## To be done
Lines with "Generate a web" and "const seriesNames = ['Greedy" mark the range, both included. Reproduce exactly that stretch, without pictures.

## Material for this task
==========
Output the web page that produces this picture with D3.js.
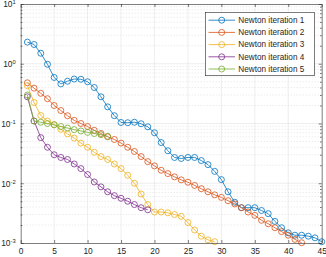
<!DOCTYPE html>
<html><head><meta charset="utf-8">
<script src="https://cdn.jsdelivr.net/npm/d3@7/dist/d3.min.js"></script>
<style>
body{margin:0;background:#fff}
svg{display:block}
text{font-family:"Liberation Sans",Arial,Helvetica,sans-serif;fill:#262626}
</style>
</head><body>
<svg id="chart" width="326" height="257"></svg>
<script>
// ---- data ----
const seriesNames = ["Newton iteration 1","Newton iteration 2","Newton iteration 3","Newton iteration 4","Newton iteration 5"];
const seriesColors = ["#0072BD","#D95319","#EDB120","#7E2F8E","#77AC30"];
const iter1 = [2.3,2.1,1.5,0.98,0.59,0.46,0.51,0.555,0.55,0.50,0.40,0.28,0.19,0.135,0.104,0.103,0.105,0.099,0.088,0.07,0.048,0.035,0.027,0.026,0.027,0.027,0.024,0.0205,0.0158,0.0115,0.0072,0.0048,0.0039,0.0039,0.0039,0.0035,0.0031,0.0023,0.0018,0.00148,0.00135,0.00135,0.0013,0.00122,0.00105];
const iter2 = [0.48,0.39,0.32,0.26,0.20,0.165,0.135,0.113,0.10,0.089,0.077,0.068,0.06,0.054,0.047,0.040,0.034,0.028,0.023,0.0195,0.0165,0.0145,0.0128,0.0114,0.0104,0.0092,0.0081,0.0072,0.0064,0.0058,0.0051,0.0045,0.0039,0.0033,0.0029,0.0024,0.0021,0.0018,0.00155,0.00135,0.00115,0.00101];
const iter3 = [0.43,0.225,0.136,0.11,0.096,0.08,0.067,0.057,0.047,0.040,0.033,0.028,0.025,0.021,0.0176,0.0136,0.010,0.0066,0.0044,0.0033,0.0033,0.0032,0.003,0.0028,0.0022,0.00165,0.0013,0.00113,0.00105];
const iter4 = [0.28,0.11,0.058,0.040,0.030,0.027,0.025,0.021,0.0176,0.014,0.0105,0.0087,0.0072,0.0062,0.0056,0.005,0.0044,0.0039,0.0036];
const iter5 = [0.30,0.11,0.105,0.10,0.095,0.089,0.084,0.079,0.075,0.071,0.068,0.065,0.061];
const xTicks = [0,5,10,15,20,25,30,35,40,45];
const yTickExps = [1,0,-1,-2,-3];
const allSeries = [iter1,iter2,iter3,iter4,iter5];

// ---- layout ----
const W = 326, H = 257;
const m = {left:20.7, right:4.3, top:4, bottom:14};
const svg = d3.select("#chart");
const x = d3.scaleLinear().domain([0,45]).range([m.left, W - m.right]);
const y = d3.scaleLog().domain([1e-3, 1e1]).range([H - m.bottom, m.top]);
const axisColor = "#262626";

// grid: minor (log) dotted
const minorVals = [];
for (let e = -3; e < 1; e++) for (let k = 2; k <= 9; k++) minorVals.push(k * Math.pow(10, e));
const grid = svg.append("g");
grid.selectAll("line.minor").data(minorVals).join("line")
  .attr("x1", x(0)).attr("x2", x(45))
  .attr("y1", d => y(d)).attr("y2", d => y(d))
  .attr("stroke", "#d2d2d2").attr("stroke-width", 0.6).attr("stroke-dasharray", "1,2");
grid.selectAll("line.vx").data(xTicks.slice(1, -1)).join("line")
  .attr("x1", d => x(d)).attr("x2", d => x(d))
  .attr("y1", y(1e-3)).attr("y2", y(1e1))
  .attr("stroke", "#e3e3e3").attr("stroke-width", 0.6);
svg.append("g").selectAll("line").data(yTickExps.slice(1, -1)).join("line")
  .attr("x1", x(0)).attr("x2", x(45))
  .attr("y1", d => y(Math.pow(10, d))).attr("y2", d => y(Math.pow(10, d)))
  .attr("stroke", "#e3e3e3").attr("stroke-width", 0.6);

// series
const line = d3.line().x((d, i) => x(i + 1)).y(d => y(d));
allSeries.forEach((s, si) => {
  const g = svg.append("g");
  g.append("path").datum(s).attr("d", line)
    .attr("fill", "none").attr("stroke", seriesColors[si]).attr("stroke-width", 0.8);
  g.selectAll("circle").data(s).join("circle")
    .attr("cx", (d, i) => x(i + 1)).attr("cy", d => y(d)).attr("r", 3)
    .attr("fill", "none").attr("stroke", seriesColors[si]).attr("stroke-width", 0.8);
});

// axes (box with inward ticks)
const tickLen = 3;
const gBottom = svg.append("g").attr("transform", `translate(0,${y(1e-3)})`)
  .call(d3.axisBottom(x).tickValues(xTicks).tickSizeInner(-tickLen).tickSizeOuter(0).tickPadding(5).tickFormat(d3.format("d")));
const gTop = svg.append("g").attr("transform", `translate(0,${y(1e1)})`)
  .call(d3.axisTop(x).tickValues(xTicks).tickSizeInner(-tickLen).tickSizeOuter(0).tickFormat(""));
const yMajor = yTickExps.map(e => Math.pow(10, e));
const gLeft = svg.append("g").attr("transform", `translate(${x(0)},0)`)
  .call(d3.axisLeft(y).tickValues(yMajor).tickSizeInner(-tickLen).tickSizeOuter(0).tickFormat(""));
const gRight = svg.append("g").attr("transform", `translate(${x(45)},0)`)
  .call(d3.axisRight(y).tickValues(yMajor).tickSizeInner(-tickLen).tickSizeOuter(0).tickFormat(""));
const gLeftMinor = svg.append("g").attr("transform", `translate(${x(0)},0)`)
  .call(d3.axisLeft(y).tickValues(minorVals).tickSizeInner(-1.7).tickSizeOuter(0).tickFormat(""));
const gRightMinor = svg.append("g").attr("transform", `translate(${x(45)},0)`)
  .call(d3.axisRight(y).tickValues(minorVals).tickSizeInner(-1.7).tickSizeOuter(0).tickFormat(""));
[gBottom, gTop, gLeft, gRight, gLeftMinor, gRightMinor].forEach(g => {
  g.selectAll("path.domain").attr("stroke", axisColor).attr("stroke-width", 0.6);
  g.selectAll(".tick line").attr("stroke", axisColor).attr("stroke-width", 0.6);
});
[gLeftMinor, gRightMinor].forEach(g => g.select("path.domain").remove());
gBottom.selectAll(".tick text").attr("font-size", "8.4px").attr("fill", axisColor)
  .attr("font-family", '"Liberation Sans",Arial,sans-serif');

// y labels with superscripts
const yl = svg.append("g").selectAll("text").data(yTickExps).join("text")
  .attr("x", x(0) - 5).attr("y", d => y(Math.pow(10, d)) + 3.3)
  .attr("text-anchor", "end").attr("font-size", "8.4px");
yl.append("tspan").text("10");
yl.append("tspan").attr("dy", -2.9).attr("font-size", "5.8px").text(d => String(d));

// legend
const lg = svg.append("g").attr("transform", "translate(205.5,12.3)");
lg.append("rect").attr("width", 108.8).attr("height", 63.4)
  .attr("fill", "#fff").attr("stroke", axisColor).attr("stroke-width", 0.6);
seriesNames.forEach((n, i) => {
  const cy = 7.9 + i * 12.2;
  lg.append("line").attr("x1", 3).attr("x2", 29.5).attr("y1", cy).attr("y2", cy)
    .attr("stroke", seriesColors[i]).attr("stroke-width", 0.8);
  lg.append("circle").attr("cx", 16.2).attr("cy", cy).attr("r", 3)
    .attr("fill", "none").attr("stroke", seriesColors[i]).attr("stroke-width", 0.8);
  lg.append("text").attr("x", 32.8).attr("y", cy + 2.9).attr("font-size", "8.2px").text(n);
});
</script>
</body></html>
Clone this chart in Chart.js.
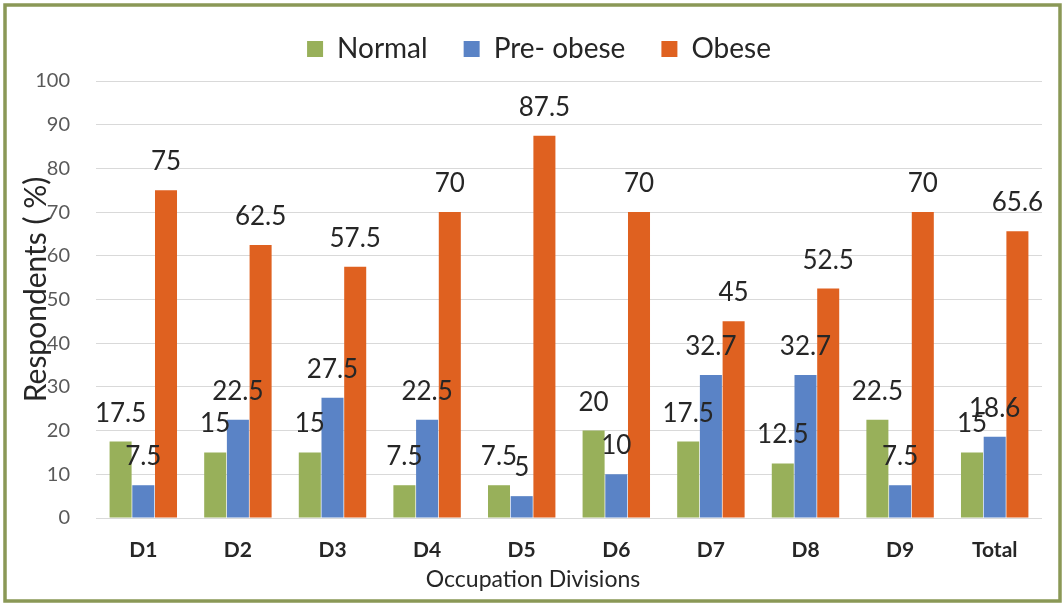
<!DOCTYPE html>
<html>
<head>
<meta charset="utf-8">
<script src="https://cdn.jsdelivr.net/npm/chart.js@4/dist/chart.umd.min.js"></script>
<style>
  html, body { margin: 0; padding: 0; background: #fff; }
  #wrap { width: 1064px; height: 606px; position: relative; }
</style>
</head>
<body>
<div id="wrap"><canvas id="bmiChart"></canvas></div>
<script>
const divisions = ["D1", "D2", "D3", "D4", "D5", "D6", "D7", "D8", "D9", "Total"];
const normal = [17.5, 15, 15, 7.5, 7.5, 20, 17.5, 12.5, 22.5, 15];
const preObese = [7.5, 22.5, 27.5, 22.5, 5, 10, 32.7, 32.7, 7.5, 18.6];
const obese = [75, 62.5, 57.5, 70, 87.5, 70, 45, 52.5, 70, 65.6];
const yTicks = [0, 10, 20, 30, 40, 50, 60, 70, 80, 90, 100];

const FONT = "Lato, 'Open Sans', sans-serif";

// white page + olive frame round the whole chart
const frame = {
  id: "frame",
  beforeInit(chart) {
    const legend = chart.legend;
    // a bit more room under the legend
    const fit = legend.fit;
    legend.fit = function () {
      fit.call(this);
      this.height += 6;
    };
    // legend sits centred over the whole frame, not the padded area
    const draw = legend.draw;
    legend.draw = function () {
      this.ctx.save();
      this.ctx.translate(18, -2);
      draw.call(this);
      this.ctx.restore();
    };
  },
  beforeDraw(chart) {
    const { ctx, width, height } = chart;
    ctx.save();
    ctx.fillStyle = "#fff";
    ctx.fillRect(0, 0, width, height);
    ctx.restore();
  },
  afterDraw(chart) {
    const ctx = chart.ctx;
    ctx.save();
    ctx.strokeStyle = "#8a9856";
    ctx.lineWidth = 3.5;
    ctx.strokeRect(5, 5, 1055, 596);
    ctx.restore();
  }
};

// numbers above each bar + both axis titles
const valueLabels = {
  id: "valueLabels",
  afterDatasetsDraw(chart) {
    const { ctx, chartArea } = chart;
    ctx.save();
    ctx.font = "26px " + FONT;
    ctx.fillStyle = "#262626";
    ctx.textAlign = "center";
    ctx.textBaseline = "alphabetic";
    chart.data.datasets.forEach((ds, i) => {
      chart.getDatasetMeta(i).data.forEach((bar, j) => {
        ctx.fillText(String(ds.data[j]), bar.x, bar.y - 20);
      });
    });

    // x title sits a little left of centre
    ctx.font = "23px " + FONT;
    ctx.textBaseline = "middle";
    const midX = (chartArea.left + chartArea.right) / 2;
    ctx.fillText("Occupation Divisions", midX - 36, 580);

    // y title overlaps the tick numbers
    ctx.font = "30px " + FONT;
    ctx.translate(36, (chartArea.top + chartArea.bottom) / 2 - 10);
    ctx.rotate(-Math.PI / 2);
    ctx.fillText("Respondents ( %)", 0, 0);
    ctx.restore();
  }
};

const ctx = document.getElementById("bmiChart").getContext("2d");
new Chart(ctx, {
  type: "bar",
  data: {
    labels: divisions,
    datasets: [
      { label: "Normal", data: normal, backgroundColor: "#98b05a" },
      { label: "Pre- obese", data: preObese, backgroundColor: "#5a83c6" },
      { label: "Obese", data: obese, backgroundColor: "#df6120" }
    ]
  },
  options: {
    responsive: true,
    maintainAspectRatio: false,
    animation: false,
    layout: { padding: { top: 1, right: 22, bottom: 0, left: 0 } },
    datasets: {
      bar: { categoryPercentage: 0.72, barPercentage: 0.97 }
    },
    scales: {
      x: {
        grid: { display: false },
        border: { display: false },
        ticks: {
          color: "#262626",
          padding: 12,
          font: { family: FONT, size: 21, weight: "bold" }
        },
        afterFit: scale => { scale.height = 88; }
      },
      y: {
        min: 0,
        max: 100,
        afterBuildTicks: scale => { scale.ticks = yTicks.map(v => ({ value: v })); },
        grid: { color: "#d9d9d9", drawTicks: false },
        border: { display: false },
        ticks: {
          color: "#595959",
          padding: 26,
          font: { family: FONT, size: 20 }
        },
        afterFit: scale => { scale.width = 96; }
      }
    },
    plugins: {
      legend: {
        position: "top",
        labels: {
          color: "#262626",
          boxWidth: 16,
          boxHeight: 16,
          padding: 36,
          font: { family: FONT, size: 28 }
        }
      },
      tooltip: { enabled: false }
    }
  },
  plugins: [frame, valueLabels]
});
</script>
</body>
</html>
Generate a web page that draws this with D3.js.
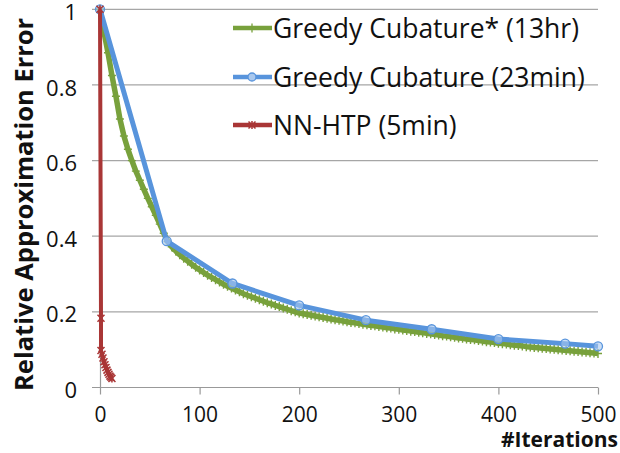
<!DOCTYPE html>
<html>
<head>
<meta charset="utf-8">
<script src="https://cdn.jsdelivr.net/npm/d3@7"></script>
<style>
  body { margin: 0; background: #fff; }
  svg { display: block; font-family: 'Open Sans', sans-serif; }
</style>
</head>
<body>
<script>
const width = 620
const height = 453

// data
const xTicks = [0, 100, 200, 300, 400, 500]
const yTicks = [0, 0.2, 0.4, 0.6, 0.8, 1]
const yTickLabels = ['0', '0.2', '0.4', '0.6', '0.8', '1']

const seriesNames = ['Greedy Cubature* (13hr)', 'Greedy Cubature (23min)', 'NN-HTP (5min)']

const greedyStarIters = d3.range(0, 501, 4)
const greedyStarErr = [
  1.000, 0.940, 0.885, 0.825, 0.770, 0.710, 0.665, 0.630, 0.600, 0.572,
  0.548, 0.524, 0.500, 0.478, 0.455, 0.432, 0.408, 0.386, 0.372, 0.361,
  0.351, 0.342, 0.334, 0.326, 0.318, 0.311, 0.304, 0.297, 0.291, 0.285,
  0.279, 0.273, 0.268, 0.263, 0.258, 0.253, 0.248, 0.244, 0.240, 0.236,
  0.232, 0.228, 0.224, 0.221, 0.217, 0.214, 0.210, 0.207, 0.203, 0.200,
  0.197, 0.195, 0.193, 0.191, 0.189, 0.187, 0.185, 0.183, 0.181, 0.179,
  0.178, 0.176, 0.174, 0.172, 0.171, 0.169, 0.167, 0.166, 0.164, 0.163,
  0.161, 0.160, 0.158, 0.157, 0.155, 0.154, 0.152, 0.151, 0.149, 0.148,
  0.146, 0.145, 0.143, 0.142, 0.140, 0.139, 0.137, 0.136, 0.134, 0.133,
  0.131, 0.130, 0.128, 0.127, 0.126, 0.124, 0.123, 0.121, 0.120, 0.119,
  0.117, 0.116, 0.115, 0.113, 0.112, 0.111, 0.110, 0.108, 0.107, 0.106,
  0.105, 0.104, 0.103, 0.102, 0.101, 0.100, 0.099, 0.098, 0.097, 0.096,
  0.095, 0.094, 0.093, 0.092, 0.091, 0.090
]

const greedyIters = [0, 67, 133, 200, 267, 333, 400, 467, 500]
const greedyErr = [1, 0.387, 0.275, 0.217, 0.178, 0.154, 0.128, 0.116, 0.109]

const nnIters = [0, 1, 1, 2, 3, 4, 5, 6, 7, 8, 9, 10, 11, 12]
const nnErr = [1, 0.183, 0.098, 0.088, 0.078, 0.068, 0.060, 0.053, 0.046, 0.040, 0.035, 0.030, 0.027, 0.024]

const colors = ['#78a13c', '#5894dc', '#a93636']

const svg = d3.select('body').append('svg')
  .attr('width', width)
  .attr('height', height)

const x = d3.scaleLinear().domain([0, 500]).range([100, 598])
const y = d3.scaleLinear().domain([0, 1]).range([387.5, 9.3])

// gridlines
svg.append('g')
  .selectAll('line')
  .data(yTicks.slice(1))
  .join('line')
  .attr('x1', 92).attr('x2', x(500))
  .attr('y1', d => y(d)).attr('y2', d => y(d))
  .attr('stroke', '#a6a6a6')
  .attr('stroke-width', 1.2)

// x axis
const xAxis = svg.append('g')
  .attr('transform', `translate(0,${y(0)})`)
  .call(d3.axisBottom(x).tickValues(xTicks).tickSize(7).tickPadding(13).tickFormat(d3.format('d')))
xAxis.select('.domain').attr('stroke', '#999').attr('stroke-width', 1.2).attr('d', `M92,0H${x(500)}`)
xAxis.selectAll('.tick line').attr('stroke', '#999').attr('stroke-width', 1.2)
xAxis.selectAll('text').attr('font-size', 21).attr('font-family', 'Open Sans').attr('fill', '#111')

// y axis
const yAxis = svg.append('g')
  .attr('transform', `translate(${x(0)},0)`)
  .call(d3.axisLeft(y).tickValues(yTicks).tickSize(0).tickPadding(23)
    .tickFormat((d, i) => yTickLabels[i]))
yAxis.select('.domain').attr('stroke', '#999').attr('stroke-width', 1.2)
yAxis.selectAll('text').attr('font-size', 22).attr('font-family', 'Open Sans').attr('fill', '#111')
  .attr('dy', '0.46em')

svg.append('text')
  .attr('transform', `translate(33,${(y(0) + y(1)) / 2 + 6}) rotate(-90)`)
  .attr('text-anchor', 'middle')
  .attr('font-size', 25.5)
  .attr('font-weight', 'bold')
  .attr('font-family', 'Open Sans')
  .attr('fill', '#111')
  .text('Relative Approximation Error')

svg.append('text')
  .attr('x', 618).attr('y', 447)
  .attr('text-anchor', 'end')
  .attr('font-size', 21)
  .attr('font-weight', 'bold')
  .attr('font-family', 'Open Sans')
  .attr('fill', '#111')
  .text('#Iterations')

const line = d3.line().x(d => x(d[0])).y(d => y(d[1]))

const plusPath = 'M-4,0H4M0,-4.5V4.5'
const crossPath = 'M-3.5,-3.5L3.5,3.5M-3.5,3.5L3.5,-3.5M0,-4V4'

// green: greedy cubature*
const gData = greedyStarIters.map((it, i) => [it, greedyStarErr[i]])
svg.append('path').datum(gData)
  .attr('d', line).attr('fill', 'none')
  .attr('stroke', colors[0]).attr('stroke-width', 5.5).attr('stroke-linejoin', 'round')
svg.append('g').selectAll('path').data(gData).join('path')
  .attr('transform', d => `translate(${x(d[0])},${y(d[1])})`)
  .attr('d', plusPath).attr('stroke', colors[0]).attr('stroke-width', 1.4)

// blue: greedy cubature
const bData = greedyIters.map((it, i) => [it, greedyErr[i]])
svg.append('path').datum(bData)
  .attr('d', line).attr('fill', 'none')
  .attr('stroke', colors[1]).attr('stroke-width', 5).attr('stroke-linejoin', 'round')
svg.append('g').selectAll('circle').data(bData).join('circle')
  .attr('cx', d => x(d[0])).attr('cy', d => y(d[1])).attr('r', 4.5)
  .attr('fill', '#a9c8ee').attr('fill-opacity', 0.6)
  .attr('stroke', colors[1]).attr('stroke-width', 1.3)

// red: NN-HTP
const rData = nnIters.map((it, i) => [it, nnErr[i]])
svg.append('path').datum(rData)
  .attr('d', line).attr('fill', 'none')
  .attr('stroke', colors[2]).attr('stroke-width', 4).attr('stroke-linejoin', 'round')
svg.append('g').selectAll('path').data(rData).join('path')
  .attr('transform', d => `translate(${x(d[0])},${y(d[1])})`)
  .attr('d', crossPath).attr('stroke', colors[2]).attr('stroke-width', 1.5)

// legend
const legendRows = [28, 77, 125]
const legend = svg.append('g')
seriesNames.forEach((name, i) => {
  const g = legend.append('g').attr('transform', `translate(0,${legendRows[i]})`)
  g.append('line').attr('x1', 233).attr('x2', 272)
    .attr('stroke', colors[i]).attr('stroke-width', 4.5)
  if (i === 0) g.append('path').attr('transform', 'translate(252,0)').attr('d', plusPath)
    .attr('stroke', colors[0]).attr('stroke-width', 1.3)
  if (i === 1) g.append('circle').attr('cx', 252).attr('r', 4)
    .attr('fill', '#a9c8ee').attr('stroke', colors[1]).attr('stroke-width', 1.3)
  if (i === 2) g.append('path').attr('transform', 'translate(252,0)').attr('d', crossPath)
    .attr('stroke', colors[2]).attr('stroke-width', 1.5)
  g.append('text').attr('x', 273).attr('y', 9.5)
    .attr('font-size', 26.5).attr('font-family', 'Open Sans').attr('fill', '#111')
    .text(name)
})
</script>
</body>
</html>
==========
## Correct result
Generate a web page that draws this with D3.js.
<!DOCTYPE html>
<html>
<head>
<meta charset="utf-8">
<script src="https://cdn.jsdelivr.net/npm/d3@7"></script>
<style>
  body { margin: 0; background: #fff; }
  svg { display: block; font-family: 'Open Sans', sans-serif; }
</style>
</head>
<body>
<script>
const width = 620
const height = 453

// data
const xTicks = [0, 100, 200, 300, 400, 500]
const yTicks = [0, 0.2, 0.4, 0.6, 0.8, 1]
const yTickLabels = ['0', '0.2', '0.4', '0.6', '0.8', '1']

const seriesNames = ['Greedy Cubature* (13hr)', 'Greedy Cubature (23min)', 'NN-HTP (5min)']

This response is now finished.